● **Goal of the exercise**: The material below should be written out in full and exactly; pictures stay out of the copy.

● **Information shown**:
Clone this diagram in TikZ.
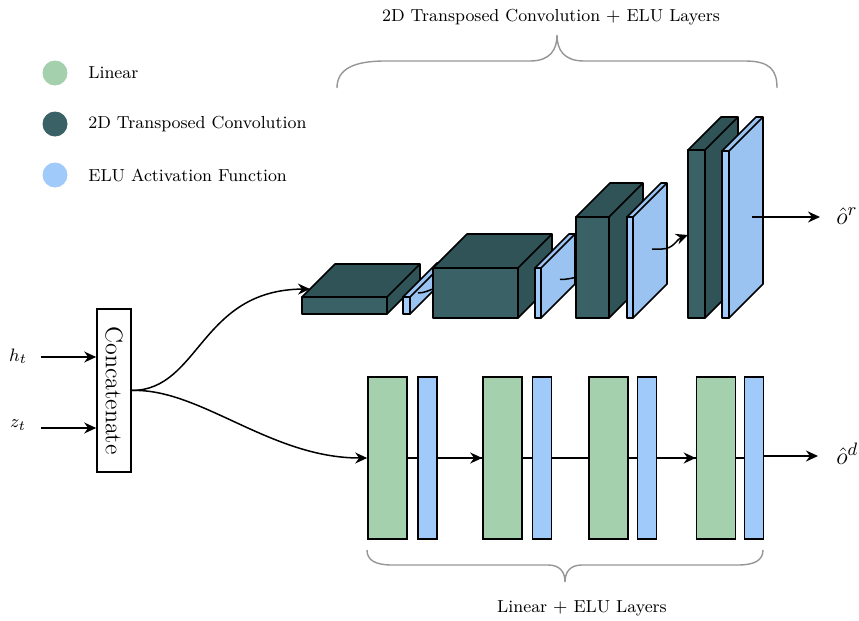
\documentclass[tikz,border=0pt]{standalone}
\usetikzlibrary{arrows.meta}

\definecolor{lingreen}{RGB}{164,208,174}
\definecolor{convfront}{RGB}{58,97,101}
\definecolor{convdark}{RGB}{47,83,87}
\definecolor{elublue}{RGB}{160,202,250}
\definecolor{eludark}{RGB}{154,195,242}
\definecolor{bracegray}{RGB}{150,150,150}

\tikzset{
  edge/.style={line width=0.75pt},
  flow/.style={edge, -{Stealth[length=6pt,width=5.5pt]}},
  cubeedge/.style={line width=0.8pt, line join=round},
  slab/.style={draw, line width=0.8pt, inner sep=0pt, minimum height=81pt},
  linbox/.style={slab, fill=lingreen, minimum width=19.5pt},
  elubox/.style={slab, fill=elublue, minimum width=9.5pt},
  legdot/.style={circle, inner sep=0pt, minimum size=12.5pt},
  smalltext/.style={font=\fontsize{8.7}{10}\selectfont},
  legtext/.style={smalltext, anchor=west, inner sep=0pt},
  mathlabel/.style={font=\fontsize{9.5}{11}\selectfont},
  outlabel/.style={font=\fontsize{12.5}{14}\selectfont, inner sep=0pt},
  bracepath/.style={draw=bracegray, line width=0.7pt},
}

% A layer drawn as a cuboid: front face plus receding top and right faces.
% #1 name, (#2,#3) front top-left corner, #4 width, #5 height,
% #6 depth, #7 front fill, #8 top/side fill
\newcommand{\layercube}[8]{%
  \coordinate (#1-tl) at (#2,#3);
  \coordinate (#1-tr) at (#2+#4,#3);
  \coordinate (#1-br) at (#2+#4,#3+#5);
  \coordinate (#1-bl) at (#2,#3+#5);
  \filldraw[cubeedge, fill=#8] (#1-tl) -- ++(#6,-#6) -- ++(#4,0) -- ++(0,#5)
    -- (#1-br) -- (#1-tr) -- cycle;
  \draw[cubeedge] (#1-tr) -- ++(#6,-#6);
  \filldraw[cubeedge, fill=#7] (#1-tl) rectangle (#1-br);
}

\begin{document}
\begin{tikzpicture}[x=0.5pt, y=-0.5pt]
\useasboundingbox (0,0) rectangle (859,621);

% ---------- legend ----------
\node[legdot, fill=lingreen]  (dotlin)  at (55,73)  {};
\node[legdot, fill=convfront] (dotconv) at (55,124) {};
\node[legdot, fill=elublue]   (dotelu)  at (55,175) {};
\node[legtext] (leglin)  at (88,73)  {Linear};
\node[legtext] (legconv) at (88,124) {2D Transposed Convolution};
\node[legtext] (legelu)  at (88,175) {ELU Activation Function};

% ---------- inputs ----------
\node[mathlabel] (h) at (18,356) {$h_t$};
\node[mathlabel] (z) at (18,425) {$z_t$};
\node[draw, line width=0.8pt, fill=white, inner sep=0pt,
      minimum width=17pt, minimum height=81.5pt] (concat) at (114,390.5) {};
\node[rotate=-90, font=\fontsize{12}{14}\selectfont] (concattext) at (concat.center) {Concatenate};
\coordinate (hstart) at (41,357);
\coordinate (zstart) at (41,428);
\draw[flow] (hstart) -- (hstart -| concat.west);
\draw[flow] (zstart) -- (zstart -| concat.west);

% ---------- transposed convolution branch ----------
\layercube{c1}{302}{297}{85}{17}{33}{convfront}{convdark}
\coordinate (c1in) at (310,289);
\draw[flow] (concat.east) .. controls (200,390) and (200,290) .. (c1in);
\layercube{e1}{403}{297}{7}{17}{34}{elublue}{eludark}
\coordinate (e1out) at (418,293);
\coordinate (c2in) at (436,288);
\draw[edge] (e1out) to[out=0,in=195] (c2in);
\layercube{c2}{433}{268}{85}{50}{34}{convfront}{convdark}
\layercube{e2}{535}{268}{6}{50}{34}{elublue}{eludark}
\coordinate (e2out) at (560,279.5);
\coordinate (c3in) at (578,277);
\draw[edge] (e2out) to[out=0,in=190] (c3in);
\layercube{c3}{576}{217}{33}{101}{34}{convfront}{convdark}
\layercube{e3}{627}{217}{6}{101}{34}{elublue}{eludark}
\coordinate (e3out) at (652,249);
\coordinate (c4in) at (688,235);
\draw[flow] (e3out) -- (662,249) to[out=0,in=200] (c4in);
\layercube{c4}{688}{150}{17}{168}{33}{convfront}{convdark}
\layercube{e4}{722}{151}{7}{167}{34}{elublue}{eludark}
\coordinate (e4out) at (752,217);
\node[outlabel, anchor=west] (or) at (836,216) {$\hat{o}^r$};
\draw[flow] (e4out) -- (820,217);

% ---------- linear branch ----------
\draw[edge] (387,458) -- (754,458);
\node[linbox] (g1) at (387.5,458) {};
\node[elubox] (b1) at (427.5,458) {};
\node[linbox] (g2) at (502.5,458) {};
\node[elubox] (b2) at (542,458)   {};
\node[linbox] (g3) at (608.5,458) {};
\node[elubox] (b3) at (647,458)   {};
\node[linbox] (g4) at (716,458)   {};
\node[elubox] (b4) at (754,458)   {};
\draw[flow] (concat.east) .. controls (200,388) and (270,458) .. (g1.west);
\draw[flow] (b1.east) -- (g2.west);
\draw[flow] (b3.east) -- (g4.west);
\node[outlabel, anchor=west] (od) at (836,454) {$\hat{o}^d$};
\draw[flow] (b4.east |- 0,456) -- (818,456);

% ---------- braces and group titles ----------
\draw[bracepath] (337,88) .. controls (337,70) and (352,61) .. (385,61)
  -- (530,61) .. controls (550,61) and (557,50) .. (557,35)
  .. controls (557,50) and (564,61) .. (584,61)
  -- (745,61) .. controls (770,61) and (777,70) .. (777,88);
\node[smalltext] (toptitle) at (551,17) {2D Transposed Convolution $+$ ELU Layers};

\draw[bracepath] (367,550) .. controls (367,560) and (375,565) .. (392,565)
  -- (548,565) .. controls (560,565) and (565,572) .. (565,582)
  .. controls (565,572) and (570,565) .. (582,565)
  -- (738,565) .. controls (755,565) and (763,560) .. (763,550);
\node[smalltext] (bottitle) at (582,608) {Linear $+$ ELU Layers};

\end{tikzpicture}
\end{document}
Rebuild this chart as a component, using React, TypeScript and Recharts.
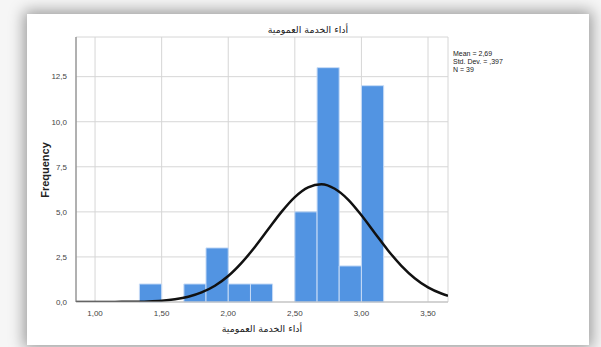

● **Finished answer**:
Clone this diagram in TikZ.
\documentclass[tikz,border=0pt]{standalone}
\usetikzlibrary{arrows.meta}

\definecolor{lingreen}{RGB}{164,208,174}
\definecolor{convfront}{RGB}{58,97,101}
\definecolor{convdark}{RGB}{47,83,87}
\definecolor{elublue}{RGB}{160,202,250}
\definecolor{eludark}{RGB}{154,195,242}
\definecolor{bracegray}{RGB}{150,150,150}

\tikzset{
  edge/.style={line width=0.75pt},
  flow/.style={edge, -{Stealth[length=6pt,width=5.5pt]}},
  cubeedge/.style={line width=0.8pt, line join=round},
  slab/.style={draw, line width=0.8pt, inner sep=0pt, minimum height=81pt},
  linbox/.style={slab, fill=lingreen, minimum width=19.5pt},
  elubox/.style={slab, fill=elublue, minimum width=9.5pt},
  legdot/.style={circle, inner sep=0pt, minimum size=12.5pt},
  smalltext/.style={font=\fontsize{8.7}{10}\selectfont},
  legtext/.style={smalltext, anchor=west, inner sep=0pt},
  mathlabel/.style={font=\fontsize{9.5}{11}\selectfont},
  outlabel/.style={font=\fontsize{12.5}{14}\selectfont, inner sep=0pt},
  bracepath/.style={draw=bracegray, line width=0.7pt},
}

% A layer drawn as a cuboid: front face plus receding top and right faces.
% #1 name, (#2,#3) front top-left corner, #4 width, #5 height,
% #6 depth, #7 front fill, #8 top/side fill
\newcommand{\layercube}[8]{%
  \coordinate (#1-tl) at (#2,#3);
  \coordinate (#1-tr) at (#2+#4,#3);
  \coordinate (#1-br) at (#2+#4,#3+#5);
  \coordinate (#1-bl) at (#2,#3+#5);
  \filldraw[cubeedge, fill=#8] (#1-tl) -- ++(#6,-#6) -- ++(#4,0) -- ++(0,#5)
    -- (#1-br) -- (#1-tr) -- cycle;
  \draw[cubeedge] (#1-tr) -- ++(#6,-#6);
  \filldraw[cubeedge, fill=#7] (#1-tl) rectangle (#1-br);
}

\begin{document}
\begin{tikzpicture}[x=0.5pt, y=-0.5pt]
\useasboundingbox (0,0) rectangle (859,621);

% ---------- legend ----------
\node[legdot, fill=lingreen]  (dotlin)  at (55,73)  {};
\node[legdot, fill=convfront] (dotconv) at (55,124) {};
\node[legdot, fill=elublue]   (dotelu)  at (55,175) {};
\node[legtext] (leglin)  at (88,73)  {Linear};
\node[legtext] (legconv) at (88,124) {2D Transposed Convolution};
\node[legtext] (legelu)  at (88,175) {ELU Activation Function};

% ---------- inputs ----------
\node[mathlabel] (h) at (18,356) {$h_t$};
\node[mathlabel] (z) at (18,425) {$z_t$};
\node[draw, line width=0.8pt, fill=white, inner sep=0pt,
      minimum width=17pt, minimum height=81.5pt] (concat) at (114,390.5) {};
\node[rotate=-90, font=\fontsize{12}{14}\selectfont] (concattext) at (concat.center) {Concatenate};
\coordinate (hstart) at (41,357);
\coordinate (zstart) at (41,428);
\draw[flow] (hstart) -- (hstart -| concat.west);
\draw[flow] (zstart) -- (zstart -| concat.west);

% ---------- transposed convolution branch ----------
\layercube{c1}{302}{297}{85}{17}{33}{convfront}{convdark}
\coordinate (c1in) at (310,289);
\draw[flow] (concat.east) .. controls (200,390) and (200,290) .. (c1in);
\layercube{e1}{403}{297}{7}{17}{34}{elublue}{eludark}
\coordinate (e1out) at (418,293);
\coordinate (c2in) at (436,288);
\draw[edge] (e1out) to[out=0,in=195] (c2in);
\layercube{c2}{433}{268}{85}{50}{34}{convfront}{convdark}
\layercube{e2}{535}{268}{6}{50}{34}{elublue}{eludark}
\coordinate (e2out) at (560,279.5);
\coordinate (c3in) at (578,277);
\draw[edge] (e2out) to[out=0,in=190] (c3in);
\layercube{c3}{576}{217}{33}{101}{34}{convfront}{convdark}
\layercube{e3}{627}{217}{6}{101}{34}{elublue}{eludark}
\coordinate (e3out) at (652,249);
\coordinate (c4in) at (688,235);
\draw[flow] (e3out) -- (662,249) to[out=0,in=200] (c4in);
\layercube{c4}{688}{150}{17}{168}{33}{convfront}{convdark}
\layercube{e4}{722}{151}{7}{167}{34}{elublue}{eludark}
\coordinate (e4out) at (752,217);
\node[outlabel, anchor=west] (or) at (836,216) {$\hat{o}^r$};
\draw[flow] (e4out) -- (820,217);

% ---------- linear branch ----------
\draw[edge] (387,458) -- (754,458);
\node[linbox] (g1) at (387.5,458) {};
\node[elubox] (b1) at (427.5,458) {};
\node[linbox] (g2) at (502.5,458) {};
\node[elubox] (b2) at (542,458)   {};
\node[linbox] (g3) at (608.5,458) {};
\node[elubox] (b3) at (647,458)   {};
\node[linbox] (g4) at (716,458)   {};
\node[elubox] (b4) at (754,458)   {};
\draw[flow] (concat.east) .. controls (200,388) and (270,458) .. (g1.west);
\draw[flow] (b1.east) -- (g2.west);
\draw[flow] (b3.east) -- (g4.west);
\node[outlabel, anchor=west] (od) at (836,454) {$\hat{o}^d$};
\draw[flow] (b4.east |- 0,456) -- (818,456);

% ---------- braces and group titles ----------
\draw[bracepath] (337,88) .. controls (337,70) and (352,61) .. (385,61)
  -- (530,61) .. controls (550,61) and (557,50) .. (557,35)
  .. controls (557,50) and (564,61) .. (584,61)
  -- (745,61) .. controls (770,61) and (777,70) .. (777,88);
\node[smalltext] (toptitle) at (551,17) {2D Transposed Convolution $+$ ELU Layers};

\draw[bracepath] (367,550) .. controls (367,560) and (375,565) .. (392,565)
  -- (548,565) .. controls (560,565) and (565,572) .. (565,582)
  .. controls (565,572) and (570,565) .. (582,565)
  -- (738,565) .. controls (755,565) and (763,560) .. (763,550);
\node[smalltext] (bottitle) at (582,608) {Linear $+$ ELU Layers};

\end{tikzpicture}
\end{document}
Rebuild this chart as a component, using React, TypeScript and Recharts.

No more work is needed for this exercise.